Use our 2026 HSA contribution calculator to see your remaining room and estimated tax savings instantly.
The last-month rule and proration
If you become HSA-eligible partway through 2026, two rules decide how much you can contribute:
- Proration. By default your limit is the annual amount times the number of months you were eligible, counting eligibility as of the first day of each month. Someone eligible for six months on family coverage would have a prorated limit of about $4,375.
- The last-month rule. If you are HSA-eligible on December 1, 2026, the IRS lets you contribute the full annual limit for 2026 — but you must remain eligible through all of 2027 (the “testing period”). Break eligibility early and the extra amount becomes taxable income plus a 10% penalty.
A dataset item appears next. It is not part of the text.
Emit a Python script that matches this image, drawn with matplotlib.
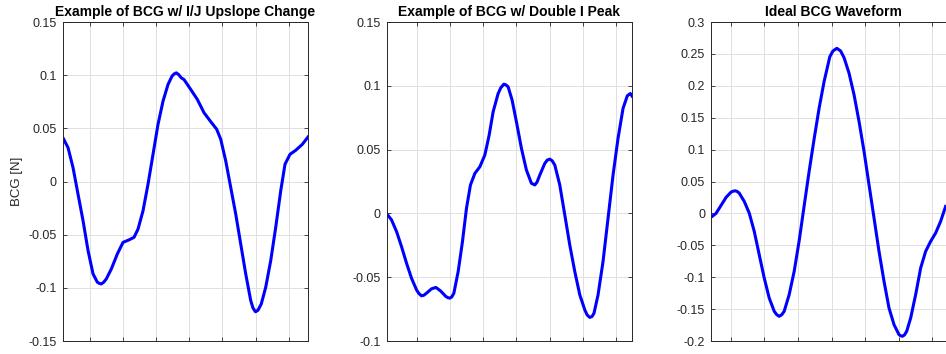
import matplotlib
matplotlib.use("Agg")
import matplotlib.pyplot as plt
import numpy as np

plt.rcParams['font.family'] = ['Liberation Sans', 'DejaVu Sans']

# waveform 1: I/J upslope change
t1 = [0.169, 0.335, 0.486, 0.637, 0.789, 0.940, 1.091, 1.221, 1.280, 1.341, 1.410, 1.492,
      1.644, 1.825, 1.997, 2.169, 2.329, 2.450, 2.601, 2.752, 2.903, 3.054,
      3.205, 3.356, 3.477, 3.540, 3.607, 3.680, 3.758, 3.840, 4.042, 4.242, 4.444, 4.647,
      4.828, 4.949, 5.100, 5.251, 5.402, 5.553, 5.704, 5.855, 5.924, 5.999, 6.076,
      6.175, 6.308, 6.459, 6.610, 6.761, 6.891, 7.042, 7.215, 7.414, 7.586]
bcg1 = [0.0419, 0.0319, 0.0131, -0.0119, -0.0369, -0.065, -0.0869, -0.0947, -0.0958, -0.0963, -0.0948, -0.0916,
        -0.0822, -0.0681, -0.0572, -0.055, -0.0525, -0.0447, -0.0275, -0.0025, 0.0256, 0.0538,
        0.0756, 0.0913, 0.0991, 0.1012, 0.1022, 0.1005, 0.0975, 0.0959, 0.0866, 0.0772, 0.0647, 0.0563,
        0.0491, 0.0397, 0.0194, -0.0056, -0.0306, -0.0588, -0.0869, -0.112, -0.119, -0.1225, -0.121,
        -0.115, -0.0994, -0.0744, -0.0431, -0.0088, 0.0163, 0.0256, 0.0294, 0.035, 0.0419]

# waveform 2: double I peak
t2 = [0.084, 0.235, 0.386, 0.536, 0.687, 0.837, 0.988, 1.060, 1.139, 1.210, 1.289, 1.440,
      1.572, 1.711, 1.873, 1.930, 1.994, 2.050, 2.114, 2.244, 2.373, 2.494, 2.614, 2.747,
      2.898, 3.048, 3.178, 3.298, 3.449, 3.530, 3.620, 3.680, 3.750, 3.870, 4.000, 4.151,
      4.301, 4.452, 4.554, 4.620, 4.705, 4.855, 4.930, 5.006, 5.080, 5.157, 5.307, 5.458, 5.608,
      5.759, 5.910, 6.060, 6.130, 6.211, 6.280, 6.340, 6.461, 6.611, 6.762, 6.913, 7.063,
      7.214, 7.343, 7.434, 7.485]
bcg2 = [0.0, -0.0051, -0.0142, -0.026, -0.039, -0.0508, -0.0599, -0.0628, -0.0646, -0.0641, -0.0625, -0.0591,
        -0.058, -0.0607, -0.0651, -0.066, -0.0664, -0.0655, -0.0625, -0.0455, -0.0221, 0.004, 0.0223, 0.0314,
        0.0366, 0.0458, 0.0614, 0.0797, 0.094, 0.0985, 0.1013, 0.1008, 0.0992, 0.0888, 0.0718, 0.051,
        0.034, 0.0236, 0.0223, 0.0245, 0.0301, 0.0392, 0.0418, 0.0426, 0.0412, 0.0379, 0.0223, -0.0012, -0.0247,
        -0.0455, -0.0638, -0.0755, -0.0795, -0.0815, -0.0808, -0.0781, -0.0638, -0.0377, -0.0038, 0.0301, 0.0588,
        0.0823, 0.0922, 0.094, 0.092]

# waveform 3: ideal BCG
t3 = [0.406, 0.563, 0.712, 0.860, 1.009, 1.070, 1.137, 1.200, 1.255, 1.404, 1.552, 1.701,
      1.849, 1.998, 2.146, 2.295, 2.370, 2.443, 2.520, 2.592, 2.740, 2.889, 3.037, 3.186,
      3.334, 3.483, 3.631, 3.780, 3.949, 4.040, 4.157, 4.270, 4.374, 4.522, 4.671,
      4.819, 4.968, 5.116, 5.265, 5.413, 5.562, 5.710, 5.859, 6.007, 6.060, 6.108, 6.170,
      6.236, 6.355, 6.503, 6.652, 6.800, 6.949, 7.097, 7.246, 7.394]
bcg3 = [-0.0063, 0.0, 0.0125, 0.025, 0.0334, 0.0348, 0.0355, 0.0342, 0.0318, 0.0188, 0.0005, -0.0282,
        -0.0647, -0.1013, -0.1326, -0.1534, -0.1587, -0.1613, -0.1587, -0.1534, -0.1273, -0.0908, -0.043, 0.012,
        0.066, 0.117, 0.165, 0.207, 0.2456, 0.2545, 0.2588, 0.2548, 0.244, 0.2197, 0.1858,
        0.144, 0.0971, 0.0449, -0.0073, -0.0595, -0.1065, -0.1482, -0.1743, -0.19, -0.1918, -0.1926, -0.1905,
        -0.1848, -0.1639, -0.1273, -0.0856, -0.0595, -0.0438, -0.0308, -0.0125, 0.011]

titles = ['Example of BCG w/ I/J Upslope Change',
          'Example of BCG w/ Double I Peak',
          'Ideal BCG Waveform']
xlims = [(0.169, 7.586), (0.084, 7.485), (0.406, 7.71)]
ylims = [(-0.15, 0.15), (-0.1, 0.15), (-0.2, 0.3)]
lefts = [0.0661, 0.4086, 0.7513]


def fmt(v):
    s = ('%.2f' % v).rstrip('0').rstrip('.')
    return '0' if s in ('-0', '0') else s


fig = plt.figure(figsize=(9.46, 3.54), dpi=100)
edge = '#262626'
for i, (t, y) in enumerate([(t1, bcg1), (t2, bcg2), (t3, bcg3)]):
    ax = fig.add_axes([lefts[i], 0.0367, 0.2595, 0.901])
    ax.plot(t, y, color=(0, 0, 1), lw=2.2, solid_joinstyle='round')
    ax.set_xlim(*xlims[i])
    ax.set_ylim(*ylims[i])
    ax.set_xticks(np.arange(1, 8))
    ax.set_xticklabels([])
    yt = np.round(np.arange(ylims[i][0], ylims[i][1] + 1e-9, 0.05), 2)
    ax.set_yticks(yt)
    ax.set_yticklabels([fmt(v) for v in yt])
    ax.grid(True, color='#e0e0e0', lw=0.7)
    ax.set_axisbelow(True)
    ax.tick_params(direction='in', length=3, width=0.6, colors=edge,
                   labelsize=9, top=True, right=True, pad=4)
    for sp in ax.spines.values():
        sp.set_color(edge)
        sp.set_linewidth(0.7)
    ax.set_title(titles[i], fontsize=10, fontweight='bold', pad=4)
    if i == 0:
        ax.set_ylabel('BCG [N]', fontsize=9.5, color=edge, labelpad=4)

fig.savefig('out.png', dpi=100)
These rules trip up a lot of mid-year enrollees, so confirm the details with the IRS before relying on the higher number.
Payroll vs. direct contributions
How you fund the HSA changes the tax mechanics slightly:
| Method | Income tax saved | FICA (Social Security + Medicare) saved |
|---|---|---|
| Through payroll (cafeteria plan) | Yes | Yes (~7.65%) |
| Direct deposit, deducted on your tax return | Yes | No |
Contributing through your employer’s payroll system is usually the most tax-efficient route because it also avoids the 7.65% FICA tax. Direct contributions are still deductible, but only against income tax. Either way the same $4,400 / $8,750 cap applies across all sources.
Common mistakes to avoid
- Over-contributing. Excess contributions are subject to a 6% excise tax each year they remain in the account. Withdraw the excess (and any earnings on it) before your tax deadline to avoid the penalty.
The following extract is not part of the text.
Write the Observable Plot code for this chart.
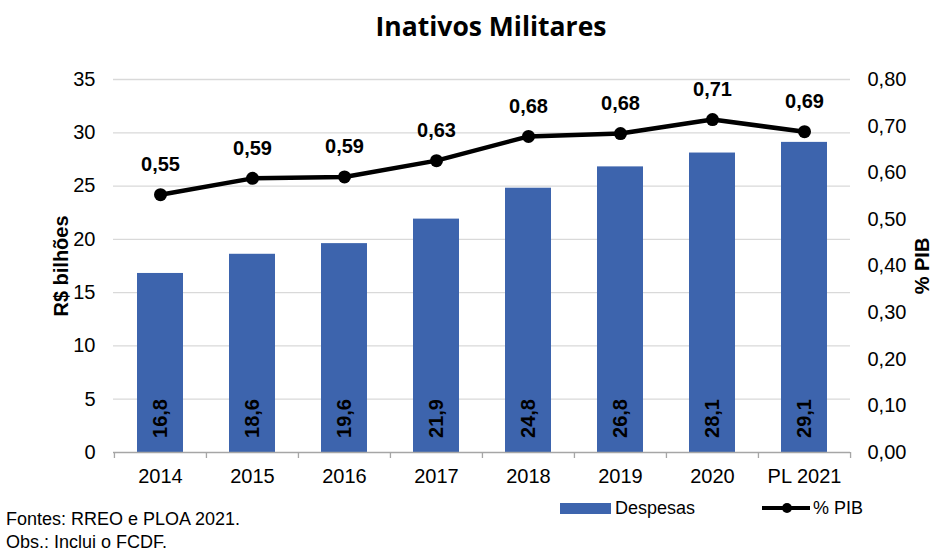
<!DOCTYPE html>
<html>
<head>
<meta charset="utf-8">
<script src="https://cdn.jsdelivr.net/npm/d3@7"></script>
<script src="https://cdn.jsdelivr.net/npm/@observablehq/plot@0.6"></script>
<style>
  html, body { margin: 0; padding: 0; background: #fff; }
  #wrap { position: relative; width: 933px; height: 551px; overflow: hidden; font-family: "Liberation Sans Narrow", "Arial Narrow", "Liberation Sans", sans-serif; }
  #title { position: absolute; top: 8px; left: 491px; transform: translateX(-50%); font-family: "Open Sans", sans-serif; font-weight: 700; font-size: 26.5px; white-space: nowrap; color: #000; }
  #chart { position: absolute; left: 0; top: 0; }
  .note { position: absolute; left: 6px; font-size: 18px; color: #000; white-space: nowrap; }
  .leg { position: absolute; font-size: 18px; color: #000; white-space: nowrap; }
  #chart svg [aria-label$="axis label"] text { font-weight: bold; }
</style>
</head>
<body>
<div id="wrap">
  <div id="title">Inativos Militares</div>
  <div id="chart"></div>
  <div class="note" style="top:509px">Fontes: RREO e PLOA 2021.</div>
  <div class="note" style="top:532px">Obs.: Inclui o FCDF.</div>
  <div style="position:absolute;left:560px;top:503px;width:51px;height:11px;background:#3d64ad"></div>
  <div class="leg" style="left:615px;top:498px">Despesas</div>
  <svg style="position:absolute;left:760px;top:500px" width="52" height="16">
    <line x1="2" y1="8" x2="50" y2="8" stroke="#000" stroke-width="4"/>
    <circle cx="27" cy="8" r="5" fill="#000"/>
  </svg>
  <div class="leg" style="left:813px;top:498px">% PIB</div>
</div>
<script>
const categories = ["2014", "2015", "2016", "2017", "2018", "2019", "2020", "PL 2021"];
const despesas = [16.8, 18.6, 19.6, 21.9, 24.8, 26.8, 28.1, 29.1];
const despesasLabels = ["16,8", "18,6", "19,6", "21,9", "24,8", "26,8", "28,1", "29,1"];
const pib = [0.553, 0.588, 0.591, 0.626, 0.678, 0.684, 0.714, 0.688];
const pibLabels = ["0,55", "0,59", "0,59", "0,63", "0,68", "0,68", "0,71", "0,69"];
const leftTicks = [0, 5, 10, 15, 20, 25, 30, 35];
const rightTicks = [0, 0.1, 0.2, 0.3, 0.4, 0.5, 0.6, 0.7, 0.8];

const yMax = 35, pMax = 0.8;
const toY = p => p * yMax / pMax;
const data = categories.map((c, i) => ({cat: c, v: despesas[i], vl: despesasLabels[i], p: toY(pib[i]), pl: pibLabels[i]}));

const W = 933, ML = 113, MR = 83;
const halfStep = (W - ML - MR) / categories.length / 2;
const grey = "#a6a6a6";

const chart = Plot.plot({
  width: W,
  height: 500,
  marginTop: 79,
  marginBottom: 48,
  marginLeft: ML,
  marginRight: MR,
  style: {fontFamily: '"Liberation Sans Narrow", "Arial Narrow", sans-serif', fontSize: "20px", color: "#000", background: "transparent"},
  x: {domain: categories, paddingInner: 0.5, paddingOuter: 0.25, label: null},
  y: {domain: [0, yMax], label: null},
  marks: [
    Plot.gridY(leftTicks.slice(1), {stroke: "#d9d9d9", strokeOpacity: 1, strokeWidth: 1.3}),
    Plot.barY(data, {x: "cat", y: "v", fill: "#3d64ad"}),
    Plot.ruleY([0], {stroke: grey, strokeWidth: 1.3}),
    Plot.axisY(leftTicks, {anchor: "left", tickSize: 0, tickPadding: 18, label: "R$ bilhões", labelAnchor: "center", labelOffset: 60, labelArrow: "none", fontSize: 20}),
    Plot.axisY(rightTicks.map(toY), {anchor: "right", tickSize: 0, tickPadding: 17, tickFormat: d => (d * pMax / yMax).toFixed(2).replace(".", ","), label: "% PIB", labelAnchor: "center", labelOffset: 78, labelArrow: "none", fontSize: 20}),
    Plot.axisX({tickSize: 0, tickPadding: 16, fontSize: 20}),
    Plot.axisX({tickSize: 6, text: null, dx: -halfStep, stroke: grey, strokeWidth: 1.3}),
    Plot.axisX([categories[categories.length - 1]], {tickSize: 6, text: null, dx: halfStep, stroke: grey, strokeWidth: 1.3}),
    Plot.text(data, {x: "cat", y: 0, text: "vl", rotate: -90, dy: -34, fontWeight: "bold", fontSize: 20, fill: "#000"}),
    Plot.line(data, {x: "cat", y: "p", stroke: "#000", strokeWidth: 4.5}),
    Plot.dot(data, {x: "cat", y: "p", r: 6.5, fill: "#000", stroke: null}),
    Plot.text(data, {x: "cat", y: "p", text: "pl", dy: -30, fontWeight: "bold", fontSize: 20, fill: "#000"})
  ]
});
document.getElementById("chart").appendChild(chart);
</script>
</body>
</html>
- Forgetting Medicare. Once you enroll in any part of Medicare you can no longer contribute, and Medicare’s six-month retroactive coverage can quietly end your eligibility if you claim Social Security after 65.
- Counting a spouse’s catch-up in your account. Each $1,000 catch-up must go into the eligible individual’s own HSA — you cannot stack both spouses’ catch-ups in one account.
Why the HSA is worth maxing
The HSA’s “triple tax advantage” — pre-tax contributions, tax-free growth, and tax-free qualified withdrawals — makes it one of the most tax-efficient accounts available. Many savers invest the balance and pay current medical bills out of pocket, turning the HSA into a long-term, tax-free medical fund. We cover that strategy in Use your HSA as a retirement account and the triple tax advantage explainer.
The bottom line
For 2026, you can contribute up to $4,400 (self-only) or $8,750 (family) to an HSA, plus $1,000 if you are 55 or older — all per IRS Rev. Proc. 2025-19. Check that your plan qualifies as an HDHP, subtract any employer contributions, and remember these are estimates and general information, not tax advice. Always verify with the IRS or a qualified professional before acting.